Rules and How to Play
Gloomhaven is not a simple game. Jaws of the Lion uses the same system, with a few clarifications and a tiny number of options taken out. If you’re familiar with the original, you can jump right into this. If not, you have a steep learning curve ahead of you, although it helps that many rules feel quite intuitive. An immobile model cannot move, for example, and a stunned one can’t do anything.
Either way, this included playbook introduces the games’ complexity piecemeal over the first few scenarios. This is an excellent idea, and makes getting to grips with the game much more manageable. The only downside is that it does involve a bit of faff in removing “basic” versions of cards in favor of their full version as you learn new rules. Be aware that even with this great aid, you’ll still have a lot to remember in the full game.
You might ask why you’d bother taking the effort: the answer is that the tactical combat engine that powers the game is quite, quite brilliant.
The tactical combat engine that powers the game is quite, quite brilliant.
Each character has its own deck that represents the actions it can take. Axe-throwing Hatchet, for example, is good at ranged attacks and looting treasure. His signature card is “the favorite” which mimics a special axe that does bonus damage but must be looted back from a dead foe to use again. Every card has an upper and lower action and an initiative value.
On your turn, you pick two to use and execute the upper effect from one, the lower effect from the other and the initiative from either. Right away, you’re in a bind, trying to juggle the most effective pairing of actions for the situation, while worrying about when you’re going to act. The monster’s initiative and actions, governed by a random card draw, won’t be clear yet. Do you dive in with an early ranged attack, risk going later and hope you’ll have the move to close for melee, or settle for a buff next turn?
This offers a fun challenge at the outset, with a boggling range of options. But as the game progresses, it turns on the thumbscrews. After each pass through the deck you lose a card permanently. Some of the more powerful cards are also one-shot. When you’re out of cards, you’re out of the game. So as you progress your options narrow, a merciless counter driving you on through each adventure. It makes every action, every choice so crucial that there’s barely time to loot the chests.
Of course, making bad choices and being killed by the monsters will also knock you out of the game. Every foe has its own stat line and deck of behavior cards. Zealots cast curses and heal themselves. Giant Vipers, meanwhile, slither quickly through difficult terrain to close in with poisonous bites. With a different monster mix in each scenario, there’s plenty of excitement and variety to keep you on your toes.
With a different monster mix in each scenario, there’s plenty of excitement and variety to keep you on your toes.
Presuming you survive, you get to upgrade your character. If you found time to stop for gold, you can spend it on items. If you gained enough experience you can level up and swap a card in your deck for a more powerful option. There are lots of choices on offer, all well balanced to make character building an interesting mini-game in its own right.

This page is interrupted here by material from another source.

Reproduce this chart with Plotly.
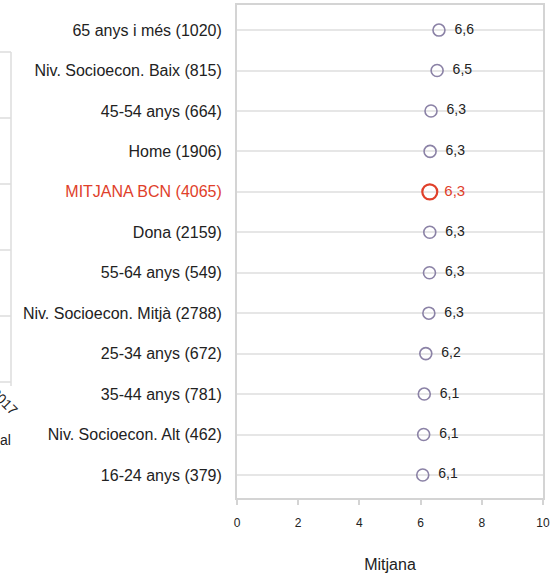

The deeper you go into the dungeons, the more attached you’ll become to the plastic avatar you’ve created.
Gloomhaven: Jaws of the Lion
What you can’t do, though, is pool gold to get the best items. Despite its intuitive nature, Jaws of the Lion can be gamey like that. There’s no real reason why, having killed all the monsters in a scenario, you wouldn’t be able to go back and mop up the treasure, but it’s not allowed. While frustrating, this does create a fascinating tension in cooperative play. The group wants to complete the scenario, while the individual also wants to waste actions stockpiling treasure.

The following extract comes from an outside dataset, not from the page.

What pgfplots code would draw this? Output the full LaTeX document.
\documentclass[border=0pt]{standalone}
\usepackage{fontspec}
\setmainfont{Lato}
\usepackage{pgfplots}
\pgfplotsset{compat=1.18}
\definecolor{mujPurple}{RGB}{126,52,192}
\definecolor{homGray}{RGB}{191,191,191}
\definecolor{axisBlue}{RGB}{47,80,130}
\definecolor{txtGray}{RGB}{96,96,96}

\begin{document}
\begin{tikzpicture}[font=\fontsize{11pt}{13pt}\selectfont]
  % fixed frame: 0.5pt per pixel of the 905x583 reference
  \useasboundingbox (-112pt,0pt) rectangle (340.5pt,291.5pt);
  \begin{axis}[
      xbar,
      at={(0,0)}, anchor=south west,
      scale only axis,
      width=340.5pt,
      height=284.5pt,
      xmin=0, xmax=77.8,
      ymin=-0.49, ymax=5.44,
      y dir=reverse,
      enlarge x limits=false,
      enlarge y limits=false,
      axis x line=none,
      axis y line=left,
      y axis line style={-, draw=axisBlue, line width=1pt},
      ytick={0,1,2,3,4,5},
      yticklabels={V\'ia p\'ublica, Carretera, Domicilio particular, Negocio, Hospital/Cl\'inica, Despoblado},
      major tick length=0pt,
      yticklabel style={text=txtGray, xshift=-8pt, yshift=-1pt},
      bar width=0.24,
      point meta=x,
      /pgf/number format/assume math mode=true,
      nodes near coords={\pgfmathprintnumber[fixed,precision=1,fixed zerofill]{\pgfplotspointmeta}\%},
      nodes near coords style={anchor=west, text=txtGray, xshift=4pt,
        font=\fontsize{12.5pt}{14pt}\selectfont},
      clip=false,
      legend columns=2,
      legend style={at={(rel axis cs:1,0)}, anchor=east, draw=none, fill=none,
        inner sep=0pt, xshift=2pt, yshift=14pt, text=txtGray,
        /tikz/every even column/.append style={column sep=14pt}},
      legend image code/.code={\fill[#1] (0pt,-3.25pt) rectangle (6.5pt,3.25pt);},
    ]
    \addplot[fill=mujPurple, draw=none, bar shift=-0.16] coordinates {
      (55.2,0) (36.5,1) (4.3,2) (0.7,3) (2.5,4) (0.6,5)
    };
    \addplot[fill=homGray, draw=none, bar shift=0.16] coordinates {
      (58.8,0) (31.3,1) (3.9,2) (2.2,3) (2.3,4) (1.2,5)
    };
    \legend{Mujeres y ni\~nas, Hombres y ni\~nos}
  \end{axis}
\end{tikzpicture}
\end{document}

Moving through the campaign tells a gruesome, if linear and somewhat boilerplate, tale of dark fantasy adventure. The writing is fine and there’s a deck of random events to add flavor between scenarios. But what really keeps pushing you onward toward the conclusion isn’t the story: it’s the chance to have another tilt at that brilliant tactical combat engine.
Where to Buy
It’s a testament to Jaws of the Lion that the only serious black mark against it is that it’s too derivative of its parent game. There’s nothing new on offer here other than the story itself, which is not a particular draw. But that’s fine: what this does instead is repackage the original in a more convenient and affordable format. For most groups who can’t find the 100+ play hours required to finish Gloomhaven, the cut-down content is a positive advantage. One of the best and most innovative games of recent years is now within reach of anyone who wants to experience its thrills. Jaws of the Lion is proof that in board gaming, as everywhere, bigger isn’t always better.